The Elves of Cintra (Book 2 of The Genesis of Shannara)

“Go on, get out of here,” Logan muttered.

He continued on, trying to ignore the cat, turning his attention to the task at hand. The dome loomed ahead, a dark monolith against the skyline. He was close enough to it by now that storefronts and warehouses had replaced the residences of earlier. He began searching for signs of what he needed, but nothing useful revealed itself. Most of the stores had seen their doors and windows broken out and their fixtures and contents smashed. The warehouses were in similar condition. If there was anything to be found, it was probably only because it was well hidden. Medicines and bandages were the first things people took once the plagues and chemical poisonings began in earnest, after the governments had collapsed and the demons and the once-men had surfaced. It seemed unlikely that anything was left after this long.

The cat made a series of sudden hops until it had drawn even with him, and then it gave a mournful cry that stopped him in his tracks.

“Shhh! Don’t do that!” he snapped. He looked around in dismay. Everything within a hundred yards must have heard! The cat regarded him intently, and then did it again—a longer, deeper, more poignant cry. It held it for an impossibly long time, as if it might be trying for a record.

Logan started for it, brandishing his staff, and the cat was gone in a blur of black and brindle. In the space of a heartbeat, it had disappeared. and Logan was left alone.

“Just as well,” he muttered reproachfully.

He walked on alone, upset by the encounter for reasons he couldn’t explain.

He guessed it was the strangeness of the cat’s behavior, the way it was willing to approach him so boldly when most creatures, even larger ones, would have kept their distance. Maybe he felt a sense of kinship with it, a creature at once both aloof and unafraid. Maybe it was something about the way it had cried out, the sound so disturbing.

Whatever the case, he had just managed to put the cat out of his mind when it was back again, walking a few paces behind, its familiar amble punctuated by the peculiar hopping motion. Logan glanced over his shoulder at it without slowing, smiling to himself at its persistence. It probably thought he had food. In fact, he realized abruptly, he did. He was carrying a piece of a packaged ration he had stuffed in his pocket before leaving. The cat must have smelled it.

“Aren’t you the clever one,” he said, turning.

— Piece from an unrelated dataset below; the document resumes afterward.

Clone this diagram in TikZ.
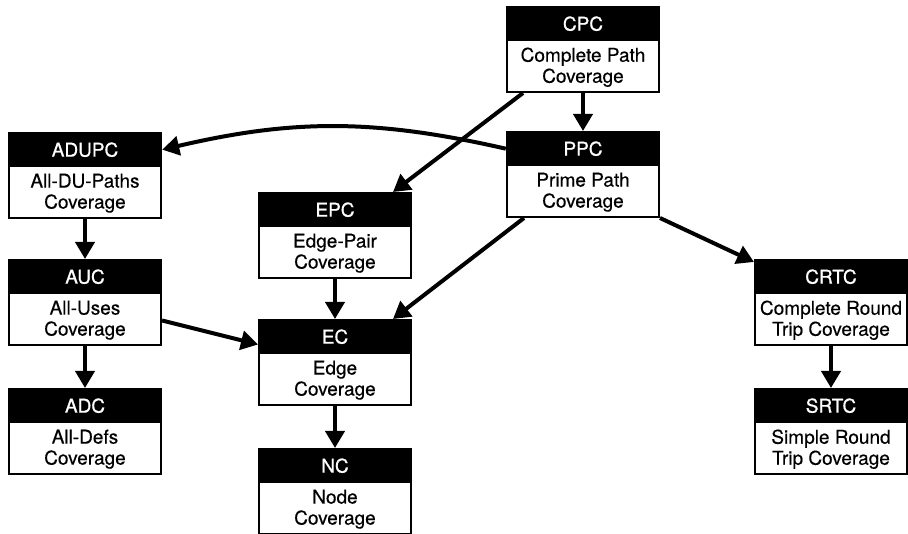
\documentclass[tikz,border=0pt]{standalone}
\usepackage{fontspec}
\setmainfont{TeX Gyre Heros}
\newfontfamily\medfont[FakeBold=0.35]{TeX Gyre Heros}
\newfontfamily\hdrfont[FakeBold=0.9]{TeX Gyre Heros}
\usetikzlibrary{arrows.meta,calc}
\tikzset{
 boxframe/.style={draw=black, fill=white, line width=2pt, minimum width=152pt, minimum height=85pt, inner sep=0pt},
 hdr/.style={fill=black, text=white, minimum width=154pt, minimum height=35pt, inner sep=0pt, font=\hdrfont\fontsize{19}{21}\selectfont},
 bodytext/.style={align=center, font=\medfont\fontsize{19}{21}\selectfont, inner sep=0pt},
 conn/.style={line width=4pt, -{Triangle[length=17pt,width=19pt]}},
}
\newcommand{\covbox}[5]{%
 \node[boxframe] (#1) at (#2,#3+43.5) {};
 \node[hdr, anchor=north] (#1h) at (#1.north) {#4};
 \node[bodytext] (#1b) at ($(#1.south)!0.5!(#1h.south)$) {#5};
}
\begin{document}
\begin{tikzpicture}[x=1pt,y=-1pt]
\useasboundingbox (0,0) rectangle (908,534);
\covbox{cpc}{583}{6}{CPC}{Complete Path\\Coverage}
\covbox{ppc}{583}{131}{PPC}{Prime Path\\Coverage}
\covbox{adupc}{85}{132}{ADUPC}{All-DU-Paths\\Coverage}
\covbox{epc}{335}{192}{EPC}{Edge-Pair\\Coverage}
\covbox{ec}{335}{319}{EC}{Edge\\Coverage}
\covbox{nc}{335}{448}{NC}{Node\\Coverage}
\covbox{auc}{85}{259}{AUC}{All-Uses\\Coverage}
\covbox{adc}{85}{388}{ADC}{All-Defs\\Coverage}
\covbox{crtc}{831}{259}{CRTC}{Complete Round\\Trip Coverage}
\covbox{srtc}{831}{388}{SRTC}{Simple Round\\Trip Coverage}

\draw[conn] (cpc.south) -- (ppc.north);
\draw[conn] ([xshift=17pt]cpc.south west) -- ([xshift=-19pt]epc.north east);
\draw[conn] (ppch.west) to[bend right=13] (adupch.east);
\draw[conn] ([xshift=18pt]ppc.south west) -- ([xshift=-19pt]ec.north east);
\draw[conn] (ppc.south east) -- ([yshift=-3pt]crtc.north west);
\draw[conn] (adupc.south) -- (auc.north);
\draw[conn] ([yshift=-18pt]auc.east) -- ([yshift=18pt]ec.west);
\draw[conn] (auc.south) -- (adc.north);
\draw[conn] (epc.south) -- (ec.north);
\draw[conn] (ec.south) -- (nc.north);
\draw[conn] (crtc.south) -- (srtc.north);
\end{tikzpicture}
\end{document}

He reached into his pocket, extracted the food, broke off a chunk, and tossed it toward the animal. The cat watched the offering hit the ground and roll to a stop. It examined it without moving, and then looked up at Logan as if to say, What am I supposed to do with this? Logan shook his head. Feral cats; they learned early on how to be cautious or they ended up dead. They didn’t trust anyone. Besides, this one didn’t look particularly hungry. If anything, it looked overfed.

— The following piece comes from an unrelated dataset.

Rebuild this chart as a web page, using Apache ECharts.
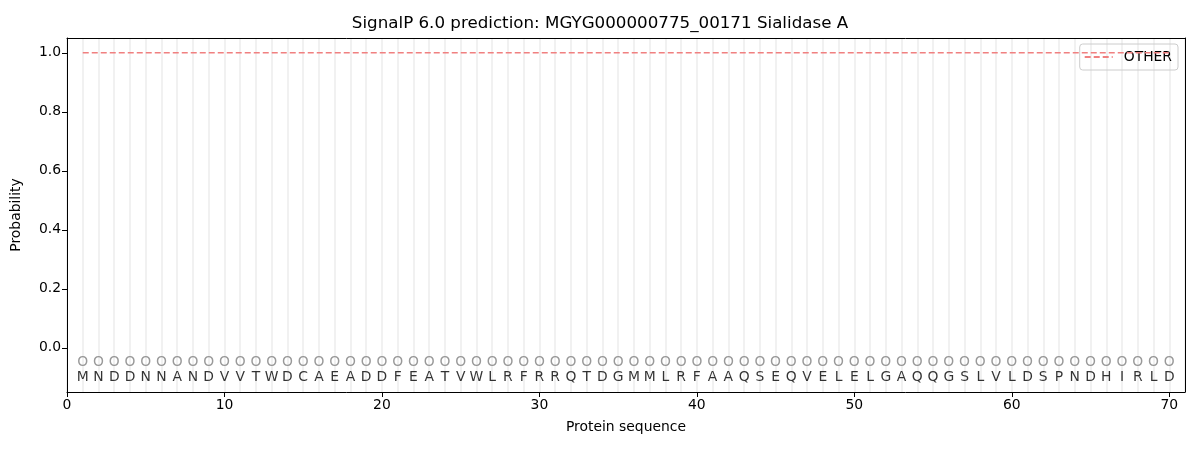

He shrugged. “Fine, don’t eat it, then. Not my problem.”

“She doesn’t ever eat food from strangers,” a voice said.

Logan had been surprised enough times in his life to not jump out of his skin at unexpected voices, but he was startled nevertheless. He looked around without seeing anyone. “She doesn’t?”

“She likes you, though. If she didn’t, she wouldn’t bother following you. She is very particular.”

A girl not yet a woman, he guessed from the sound of her voice. He kept looking, and then saw her detach herself from the tree against which she had been leaning. Before, she had been part of the trunk, so closely assimilated that he had missed her. Even now, she was barely recognizable. She was cloaked and hooded, and her features were hidden. She stood facing him and made no move to come closer.

“Is this your cat?” he asked her.

“She thinks so. Her name is Rabbit. Mine is Catalya, sometimes Cat for short. What’s yours?”

“Logan Tom.” He paused. “Your name is Cat and your cat’s name is Rabbit.

Your cat acts like a rabbit. It makes me wonder.”

She regarded him in silence for a moment. “What are you looking for?”

He shook his head. “Supplies.”

Rabbit moved over to her and began rubbing up against her legs with her grizzled face as if to scratch an itch. Catalya reached down and tickled the cat’s ears. She was still concealed within the shadows of her cloak and hood. “What kind of supplies?”

“Medical. Plague medicine.”

She did not flinch or back away. She kept tickling Rabbit’s ears as if what he had said was no more significant than a comment about the weather.

“Why are you out here by yourself?” he asked her.

“Who says I am?”

The reply was quick and certain, not sharp or defensive. He resisted the urge to search the surrounding shadows. If he hadn’t been able to detect her, he might have missed detecting others who were with her.